LAdies, I do here present you
That which sure will well content you
A Queen-like Closet rich and brave;
Such not many Ladies have:
Or Cabinet in which doth set
Jems richer than in carcanet.
They only Eyes and Francies please,
These keep your Bodies in good ease.
They please the Taste, also the Eye.
Would I might be a stander by,
Yet rather I would wish to eat,
Since ’bout them I my Brains do beat.
And ’tis but Reason you may say,
If that I come within your way.
I sit here sad while you are merry,
Eating Dainties, drinking Perry.
But I’m content you should so feed,
So I may have to serve my need.

Margaret Cavendish also says that she “beats her brains,” which she does while engaged in writing and, I would guess, revision.  In the company of the Dutch virtuoso scientist Constantijn  Huygens, she conducted what may have been actual chemical experiments, and she was a woman who liked to create medicinal juleps.  Still,  Margaret was not a committed experimenter and preferred her science to derive from something like what Einstein called “thought experiments.”  That is, work in the laboratory of the mind.   I will confess that I am not quite sure how much time she spent cooking or supervising cooking, since her cooking references are so often either metaphorical or part of comic narratives.

Robert May Image largea
Robert May, The Accomplisht Cook, 1660

I will conclude this blog post with a consideration of two farcical fight scenes that  involve food.   In Letter 32 of Sociable Letters, a couple gives a dinner party but countermands each other’s orders to the cook. The husband asks the cook to deliver a “solid” English roast beef, but when it arrives the the wife cannot not abide its presence on the table because of its odor.  In a bid to elevate herself socially, she demands that the beef be replaced with a fancy French “quelquechose.”  Margaret tells us that the wife did not want to appear as a “country -Lady” but as a “courtier.”   The narrator finds the ensuing battle, in which dishes are thrown back and forth, enormously amusing, and the story makes one wonder if this sort of thing happened very often in actual life.
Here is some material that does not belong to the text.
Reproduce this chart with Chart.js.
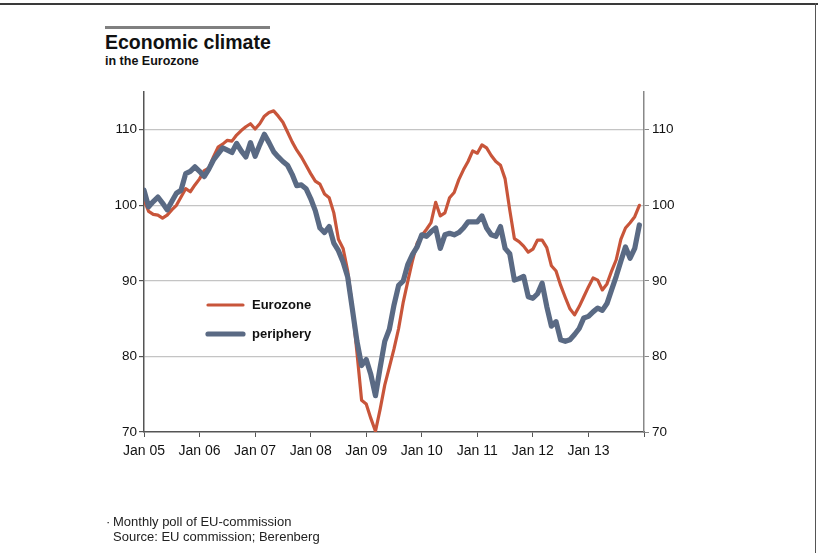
<!DOCTYPE html>
<html>
<head>
<meta charset="utf-8">
<script src="https://cdn.jsdelivr.net/npm/chart.js@4.4.1/dist/chart.umd.min.js"></script>
<style>
  body { margin: 0; background: #fff; font-family: "Liberation Sans", Arial, sans-serif; }
  #wrap { position: relative; width: 818px; height: 553px; overflow: hidden; }
  #climateChart { position: absolute; left: 0; top: 0; }
  .frameTop { position: absolute; left: 0; top: 3px; width: 818px; height: 2px; background: #3a3a3a; }
  .frameRight { position: absolute; left: 815px; top: 3px; width: 1px; height: 550px; background: #555; }
  .bar { position: absolute; left: 105px; top: 26px; width: 165px; height: 3px; background: #808080; }
  .title { position: absolute; left: 105px; top: 33px; font-size: 19.5px; line-height: 19.5px; font-weight: bold; color: #111; white-space: nowrap; }
  .subtitle { position: absolute; left: 105px; top: 55px; font-size: 12.5px; line-height: 12.5px; font-weight: bold; color: #111; white-space: nowrap; }
  .note { position: absolute; top: 514px; font-size: 13px; line-height: 15px; color: #222; white-space: nowrap; }
</style>
</head>
<body>
<div id="wrap">
  <div class="frameTop"></div>
  <div class="frameRight"></div>
  <div class="bar"></div>
  <div class="title">Economic climate</div>
  <div class="subtitle">in the Eurozone</div>
  <canvas id="climateChart" width="818" height="553"></canvas>
  <div class="note" style="left:106px">·</div>
  <div class="note" style="left:113px">Monthly poll of EU-commission<br>Source: EU commission; Berenberg</div>
</div>
<script>
// monthly index readings, Jan 2005 .. Dec 2013
const yearLabels = ['Jan 05', 'Jan 06', 'Jan 07', 'Jan 08', 'Jan 09', 'Jan 10', 'Jan 11', 'Jan 12', 'Jan 13'];
const valueTicks = [70, 80, 90, 100, 110];

const eurozone = [
    100.7, 99.2, 98.8, 98.7, 98.3, 98.7, 99.4, 100.0, 101.1, 102.2, 101.8, 102.7,
    103.5, 104.6, 104.9, 106.4, 107.7, 108.1, 108.6, 108.5, 109.3, 109.9, 110.4, 110.8,
    110.1, 110.8, 111.8, 112.3, 112.5, 111.8, 111.0, 109.7, 108.4, 107.3, 106.4, 105.3,
    104.2, 103.2, 102.8, 101.5, 101.0, 99.0, 95.5, 94.3, 91.3, 86.5, 80.5, 74.2,
    73.7, 71.8, 70.1, 73.0, 76.2, 78.6, 81.0, 83.7, 87.2, 90.0, 92.7, 95.0,
    96.0, 96.8, 97.7, 100.4, 98.6, 99.0, 101.0, 101.7, 103.4, 104.7, 105.8, 107.2,
    106.9, 108.0, 107.6, 106.6, 105.8, 105.3, 103.5, 99.4, 95.6, 95.2, 94.6, 93.8,
    94.2, 95.4, 95.4, 94.4, 92.0, 91.3, 89.4, 87.8, 86.3, 85.5, 86.6, 87.9,
    89.2, 90.4, 90.1, 88.8, 89.6, 91.3, 92.8, 95.5, 97.0, 97.7, 98.5, 100.0
];

const periphery = [
    102.0, 99.8, 100.5, 101.1, 100.3, 99.4, 100.5, 101.6, 102.0, 104.2, 104.5, 105.1,
    104.5, 103.8, 104.8, 106.0, 106.8, 107.6, 107.3, 107.0, 108.2, 107.2, 106.4, 108.3,
    106.5, 108.0, 109.4, 108.3, 107.1, 106.4, 105.8, 105.3, 104.1, 102.6, 102.7, 102.2,
    100.9, 99.3, 97.0, 96.4, 97.2, 95.0, 94.0, 92.5, 90.5, 86.3, 82.0, 78.8,
    79.6, 77.6, 74.8, 78.5, 82.0, 83.6, 86.8, 89.4, 90.0, 92.2, 93.5, 94.5,
    96.1, 95.9, 96.5, 97.0, 94.3, 96.1, 96.3, 96.1, 96.4, 97.0, 97.8, 97.8,
    97.8, 98.6, 97.0, 96.1, 95.9, 97.2, 94.3, 93.6, 90.1, 90.3, 90.6, 87.9,
    87.7, 88.3, 89.7, 86.6, 84.0, 84.6, 82.2, 82.0, 82.2, 82.9, 83.7, 85.1,
    85.3, 85.9, 86.4, 86.1, 87.0, 88.8, 90.6, 92.6, 94.5, 93.0, 94.3, 97.4
];

const redColor = '#c8553a';
const blueColor = '#5a6a84';
const xFont = { family: 'Liberation Sans, Arial, sans-serif', size: 14 };
const yFont = { family: 'Liberation Sans, Arial, sans-serif', size: 13.5 };

// legend drawn inside the plot, left-middle
const innerLegend = {
    id: 'innerLegend',
    afterDatasetsDraw(chart) {
        const c = chart.ctx;
        const rows = [
            { ds: chart.data.datasets[0], y: 305 },
            { ds: chart.data.datasets[1], y: 334 }
        ];
        c.save();
        rows.forEach(r => {
            c.strokeStyle = r.ds.borderColor;
            c.lineWidth = r.ds.borderWidth;
            c.lineCap = 'round';
            c.beginPath();
            c.moveTo(208, r.y);
            c.lineTo(243, r.y);
            c.stroke();
            c.fillStyle = '#111';
            c.font = 'bold 13px "Liberation Sans", Arial, sans-serif';
            c.textBaseline = 'middle';
            c.fillText(r.ds.label, 252, r.y);
        });
        c.restore();
    }
};

const toPoints = arr => arr.map((v, i) => ({ x: i, y: v }));

let ctx = document.getElementById('climateChart').getContext('2d');

let climateChart = new Chart(ctx, {
    type: 'line',
    data: {
        datasets: [{
            label: 'Eurozone',
            data: toPoints(eurozone),
            borderColor: redColor,
            borderWidth: 3.2,
            pointRadius: 0,
            tension: 0,
            borderJoinStyle: 'round',
            borderCapStyle: 'round',
            order: 2
        }, {
            label: 'periphery',
            data: toPoints(periphery),
            borderColor: blueColor,
            borderWidth: 5.2,
            pointRadius: 0,
            tension: 0,
            borderJoinStyle: 'round',
            borderCapStyle: 'round',
            order: 1
        }]
    },
    options: {
        responsive: false,
        animation: false,
        events: [],
        layout: { padding: { top: 92, left: 0, right: 0, bottom: 0 } },
        plugins: {
            legend: { display: false },
            tooltip: { enabled: false }
        },
        scales: {
            x: {
                type: 'linear',
                min: 0,
                max: 108,
                afterBuildTicks: scale => {
                    scale.ticks = [0, 12, 24, 36, 48, 60, 72, 84, 96, 108].map(v => ({ value: v }));
                },
                afterFit: scale => { scale.height = 121; },
                ticks: {
                    color: '#111',
                    font: xFont,
                    padding: 6,
                    maxRotation: 0,
                    autoSkip: false,
                    callback: v => yearLabels[v / 12] || ''
                },
                grid: {
                    drawOnChartArea: false,
                    tickLength: 5,
                    tickColor: '#555',
                    tickWidth: 1
                },
                border: { color: '#555', width: 1.5 }
            },
            y: {
                position: 'left',
                min: 70,
                max: 115,
                afterBuildTicks: scale => {
                    scale.ticks = valueTicks.map(v => ({ value: v }));
                },
                afterFit: scale => { scale.width = 144; },
                ticks: { color: '#111', font: yFont, padding: 2 },
                grid: {
                    color: c => (c.tick && c.tick.value === 70) ? 'rgba(0,0,0,0)' : '#c4c4c4',
                    lineWidth: 1.2,
                    tickLength: 5,
                    tickColor: '#555'
                },
                border: { color: '#555', width: 1.5 }
            },
            y2: {
                position: 'right',
                min: 70,
                max: 115,
                afterBuildTicks: scale => {
                    scale.ticks = valueTicks.map(v => ({ value: v }));
                },
                afterFit: scale => { scale.width = 174; },
                ticks: { color: '#111', font: yFont, padding: 3 },
                grid: {
                    drawOnChartArea: false,
                    tickLength: 5,
                    tickColor: '#888'
                },
                border: { color: '#888', width: 1.5 }
            }
        }
    },
    plugins: [innerLegend]
});
</script>
</body>
</html>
The second fight is one that is recommended (or perhaps imagined) by Robert May in The Accomplisht Cook (1660).  As prefatory matter for the book, he describes how a pastry sailing ship, a man of war, can  be made.

“MAke the likeness of a Ship in pasteboard, with flags and streamers, the guns belonging to it of Kickses.  Binde them about with pack thred, and cover them with course paste proportionable to the fashion of a Cannon with Carriages.  Lay them in places convenient as you see them in Ships of War, with such holes and trains of powder that they may all take fire.  Place your Ship firm in a great Charger.  Then make a salt round about it, and stick therein egg-shells full of sweet water.”
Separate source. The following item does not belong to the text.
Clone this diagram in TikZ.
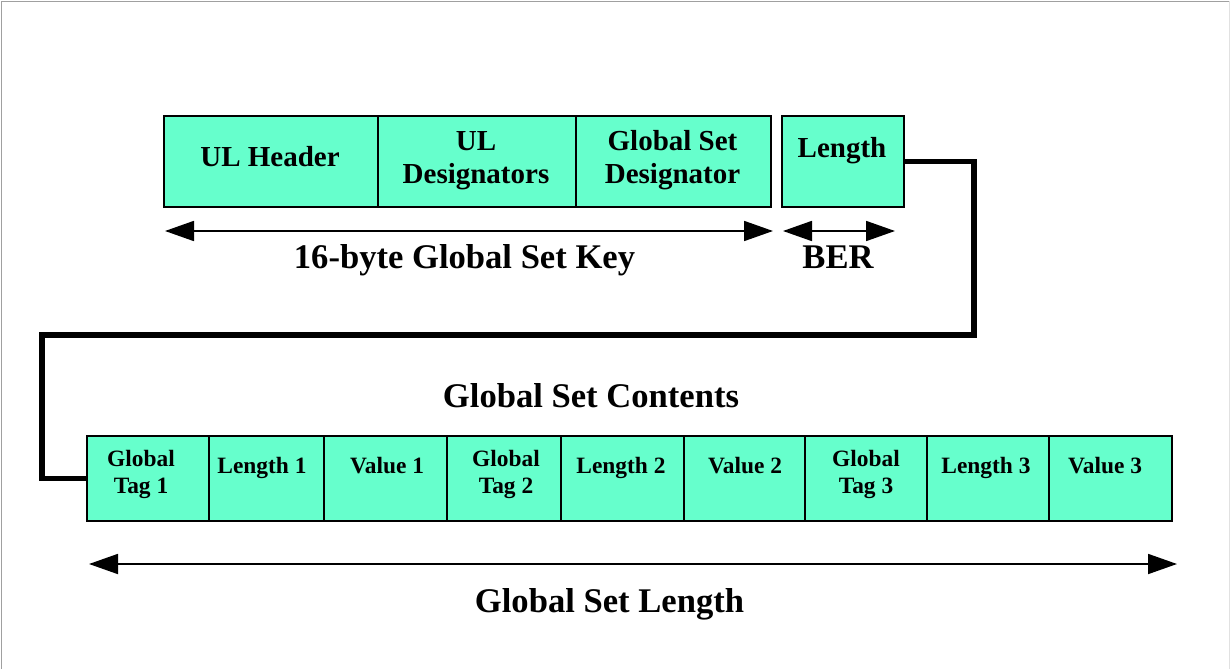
\documentclass[tikz,border=0pt]{standalone}
\usepackage{fontspec}
\setmainfont{Liberation Serif}
\usetikzlibrary{arrows.meta}
\definecolor{cellfill}{RGB}{102,255,204}
\definecolor{framegray}{RGB}{160,160,160}
\definecolor{framelight}{RGB}{225,225,225}
\begin{document}
\begin{tikzpicture}[x=1pt,y=-1pt,
  cell/.style={draw=black, line width=2pt, fill=cellfill, inner sep=0pt, anchor=north west},
  toptext/.style={font=\bfseries\fontsize{29}{33}\selectfont, align=center, anchor=base, inner sep=0pt},
  bottext/.style={font=\bfseries\fontsize{23.4}{27}\selectfont, align=center, anchor=base, inner sep=0pt},
  caption/.style={font=\bfseries\fontsize{34.6}{40}\selectfont, anchor=base, inner sep=0pt},
  span/.style={line width=1.8pt, {Triangle[length=29pt,width=20pt]}-{Triangle[length=29pt,width=20pt]}},
  link/.style={line width=5.5pt, line join=miter}
]
\useasboundingbox (0,0) rectangle (1231,669);

% page frame
\draw[framegray, line width=1.5pt] (1.5,669) -- (1.5,1.5) -- (1229.5,1.5);
\draw[framelight, line width=1pt] (1229.5,1.5) -- (1229.5,669);

% key and length fields
\node[cell, minimum width=214pt, minimum height=91pt] (hdr) at (163,115) {};
\node[cell, minimum width=198pt, minimum height=91pt] (uld) at (377,115) {};
\node[cell, minimum width=195pt, minimum height=91pt] (gsd) at (575,115) {};
\node[cell, minimum width=122pt, minimum height=91pt] (len) at (781,115) {};

% (base of a two-line label is the baseline of its last line)
\node[toptext] (hdrt) at (270,166) {UL Header};
\node[toptext] (uldt) at (476,183) {UL\\Designators};
\node[toptext] (gsdt) at (672.5,183) {Global Set\\Designator};
\node[toptext] (lent) at (842,157) {Length};

% dimension arrows under the key
\coordinate (keyL) at (165,231);
\coordinate (keyR) at (773,231);
\coordinate (berL) at (783,231);
\coordinate (berR) at (895,231);
\draw[span] (keyL) -- (keyR);
\draw[span] (berL) -- (berR);
\node[caption] (keycap) at (464.5,268) {16-byte Global Set Key};
\node[caption] (bercap) at (838,268) {BER};

% contents fields
\node[cell, minimum width=122pt, minimum height=85pt] (c1) at (86,435) {};
\node[cell, minimum width=115pt, minimum height=85pt] (c2) at (208,435) {};
\node[cell, minimum width=123pt, minimum height=85pt] (c3) at (323,435) {};
\node[cell, minimum width=114pt, minimum height=85pt] (c4) at (446,435) {};
\node[cell, minimum width=123pt, minimum height=85pt] (c5) at (560,435) {};
\node[cell, minimum width=121pt, minimum height=85pt] (c6) at (683,435) {};
\node[cell, minimum width=122pt, minimum height=85pt] (c7) at (804,435) {};
\node[cell, minimum width=122pt, minimum height=85pt] (c8) at (926,435) {};
\node[cell, minimum width=123pt, minimum height=85pt] (c9) at (1048,435) {};

\node[bottext] (c1t) at (141,493) {Global\\Tag 1};
\node[bottext] (c2t) at (262,473) {Length 1};
\node[bottext] (c3t) at (387,473) {Value 1};
\node[bottext] (c4t) at (506,493) {Global\\Tag 2};
\node[bottext] (c5t) at (621,473) {Length 2};
\node[bottext] (c6t) at (745,473) {Value 2};
\node[bottext] (c7t) at (866,493) {Global\\Tag 3};
\node[bottext] (c8t) at (986,473) {Length 3};
\node[bottext] (c9t) at (1105,473) {Value 3};

\node[caption] (gsc) at (591,407) {Global Set Contents};

% length field points to the contents
\draw[link] (len.east) -| (974,335) -| ([xshift=-44pt]c1.west) -- (c1.west);

% overall length arrow
\coordinate (allL) at (89,564);
\coordinate (allR) at (1177,564);
\draw[span] (allL) -- (allR);
\node[caption] (gsl) at (609.5,612) {Global Set Length};
\end{tikzpicture}
\end{document}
May goes on to suggest (perhaps as part of a male fantasy) that the ladies present should pelt one another with with the egg shells.

“The Ladies take the egg shells full of sweet waters and throw them at each other. All dangers being seemed over, by this time you may suppose they will desire to see what is in the pies, where lifting first the lid off one pie, out skips some Frogs, which makes the Ladies to skip and shreek.  Next after the other pie, whence comes out the Birds, who by a natural instinct flying at the light will put out the candles, so that what with the flying Birds and skipping Frogs, the one above, the other beneath, will cause much delight and pleasure to the whole company.”

I wonder if this kind of hilarity ever transpired or if it was thought up by May and printed in his preface to secure purchases from people browsing in booksellers’ stalls. The publication date of the volume does mark the beginning of the Restoration and the reign of the “merry monarch,” Charles II, so May, like Woolley, appears to have known how to fit in with current trends.   By the way — the “Kickses” mentioned in the building of the pastry ship are probably “kickshaws,” which in turn derive their name from the word “quelquechose” — mentioned by Margaret in Sociable Letters.  It does look like she knew a bit of French.  Perry, mentioned in Woolley’s poem, was pear cider.